# START OF Available data

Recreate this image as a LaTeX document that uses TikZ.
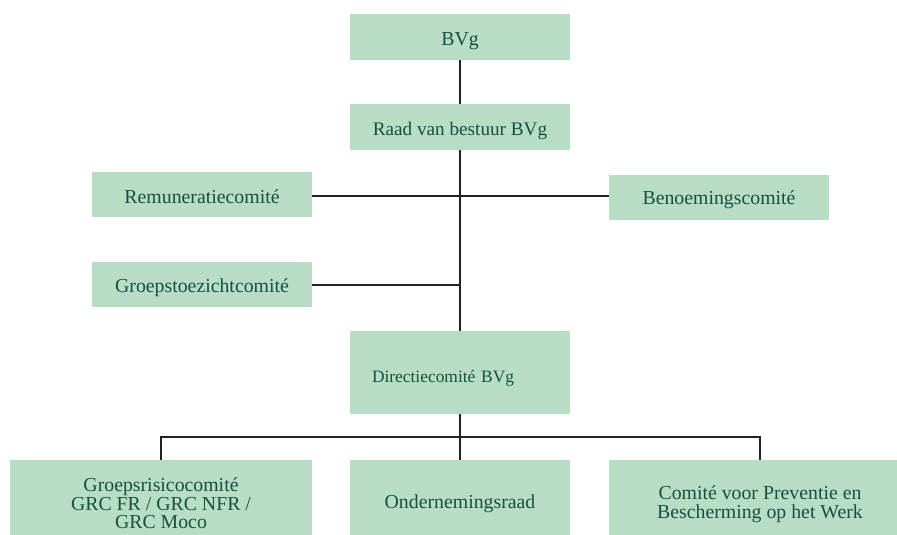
\documentclass[tikz,border=0pt]{standalone}
\usepackage{fontspec}
\setmainfont{Liberation Serif}
\definecolor{boxfill}{HTML}{B7DDC5}
\definecolor{boxtext}{HTML}{184F40}
\definecolor{linecol}{HTML}{222222}
\newcommand{\lowerby}[1]{\rule{0pt}{#1pt}}
\begin{document}
\begin{tikzpicture}[x=1pt,y=-1pt,
  orgbox/.style={fill=boxfill, text=boxtext, font=\fontsize{19.8}{18.7}\selectfont,
    minimum width=220pt, minimum height=46pt, inner sep=2pt, align=center},
  conn/.style={draw=linecol, line width=1.1pt}]
\useasboundingbox (0,0) rectangle (897,535);
\node[orgbox] (bvg) at (460,37) {\lowerby{21.5}BVg};
\node[orgbox, font=\fontsize{19.2}{19}\selectfont] (raad) at (460,127) {\lowerby{21.5}Raad van bestuur BVg};
\node[orgbox, minimum height=45pt] (rem) at (202,194.5) {\lowerby{17.7}Remuneratiecomité};
\node[orgbox, minimum height=45pt] (ben) at (719,197) {\lowerby{19.7}Benoemingscomité};
\node[orgbox, minimum height=45pt] (gtz) at (202,284.5) {\lowerby{19.7}Groepstoezichtcomité};
\node[orgbox, font=\fontsize{17.4}{19}\selectfont, minimum height=83pt, text width=176pt, inner xsep=22pt, align=left] (dir) at (460,372.5) {\lowerby{24}Directiecomité BVg};
\node[orgbox, minimum width=302pt, minimum height=75pt] (grc) at (161,497.5) {\lowerby{25.7}Groepsrisicocomité\\GRC FR / GRC NFR /\\GRC Moco};
\node[orgbox, minimum height=75pt] (ond) at (460,497.5) {\lowerby{25.7}Ondernemingsraad};
\node[orgbox, minimum width=302pt, minimum height=75pt] (cpb) at (760,497.5) {\lowerby{27.7}Comité voor Preventie en\\Bescherming op het Werk};
\coordinate (remr) at (312,196);
\coordinate (gtzr) at (312,285);
\coordinate (lefttop) at (161,437);
\coordinate (righttop) at (760,437);
\draw[conn] (bvg.south) -- (raad.north);
\draw[conn] (raad.south) -- (dir.north);
\draw[conn] (remr) -- (remr -| ben.west);
\draw[conn] (gtzr) -- (gtzr -| raad.south);
\draw[conn] (dir.south) -- (ond.north);
\draw[conn] (grc.north) -- (lefttop) -- (righttop) -- (cpb.north);
\end{tikzpicture}
\end{document}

# END OF Available data

- _Directions_
Would you set down the listing exactly, omitting pictures?

- _Task solution_
Recreate this image as a LaTeX document that uses TikZ.
\documentclass[tikz,border=0pt]{standalone}
\usepackage{fontspec}
\setmainfont{Liberation Serif}
\definecolor{boxfill}{HTML}{B7DDC5}
\definecolor{boxtext}{HTML}{184F40}
\definecolor{linecol}{HTML}{222222}
\newcommand{\lowerby}[1]{\rule{0pt}{#1pt}}
\begin{document}
\begin{tikzpicture}[x=1pt,y=-1pt,
  orgbox/.style={fill=boxfill, text=boxtext, font=\fontsize{19.8}{18.7}\selectfont,
    minimum width=220pt, minimum height=46pt, inner sep=2pt, align=center},
  conn/.style={draw=linecol, line width=1.1pt}]
\useasboundingbox (0,0) rectangle (897,535);
\node[orgbox] (bvg) at (460,37) {\lowerby{21.5}BVg};
\node[orgbox, font=\fontsize{19.2}{19}\selectfont] (raad) at (460,127) {\lowerby{21.5}Raad van bestuur BVg};
\node[orgbox, minimum height=45pt] (rem) at (202,194.5) {\lowerby{17.7}Remuneratiecomité};
\node[orgbox, minimum height=45pt] (ben) at (719,197) {\lowerby{19.7}Benoemingscomité};
\node[orgbox, minimum height=45pt] (gtz) at (202,284.5) {\lowerby{19.7}Groepstoezichtcomité};
\node[orgbox, font=\fontsize{17.4}{19}\selectfont, minimum height=83pt, text width=176pt, inner xsep=22pt, align=left] (dir) at (460,372.5) {\lowerby{24}Directiecomité BVg};
\node[orgbox, minimum width=302pt, minimum height=75pt] (grc) at (161,497.5) {\lowerby{25.7}Groepsrisicocomité\\GRC FR / GRC NFR /\\GRC Moco};
\node[orgbox, minimum height=75pt] (ond) at (460,497.5) {\lowerby{25.7}Ondernemingsraad};
\node[orgbox, minimum width=302pt, minimum height=75pt] (cpb) at (760,497.5) {\lowerby{27.7}Comité voor Preventie en\\Bescherming op het Werk};
\coordinate (remr) at (312,196);
\coordinate (gtzr) at (312,285);
\coordinate (lefttop) at (161,437);
\coordinate (righttop) at (760,437);
\draw[conn] (bvg.south) -- (raad.north);
\draw[conn] (raad.south) -- (dir.north);
\draw[conn] (remr) -- (remr -| ben.west);
\draw[conn] (gtzr) -- (gtzr -| raad.south);
\draw[conn] (dir.south) -- (ond.north);
\draw[conn] (grc.north) -- (lefttop) -- (righttop) -- (cpb.north);
\end{tikzpicture}
\end{document}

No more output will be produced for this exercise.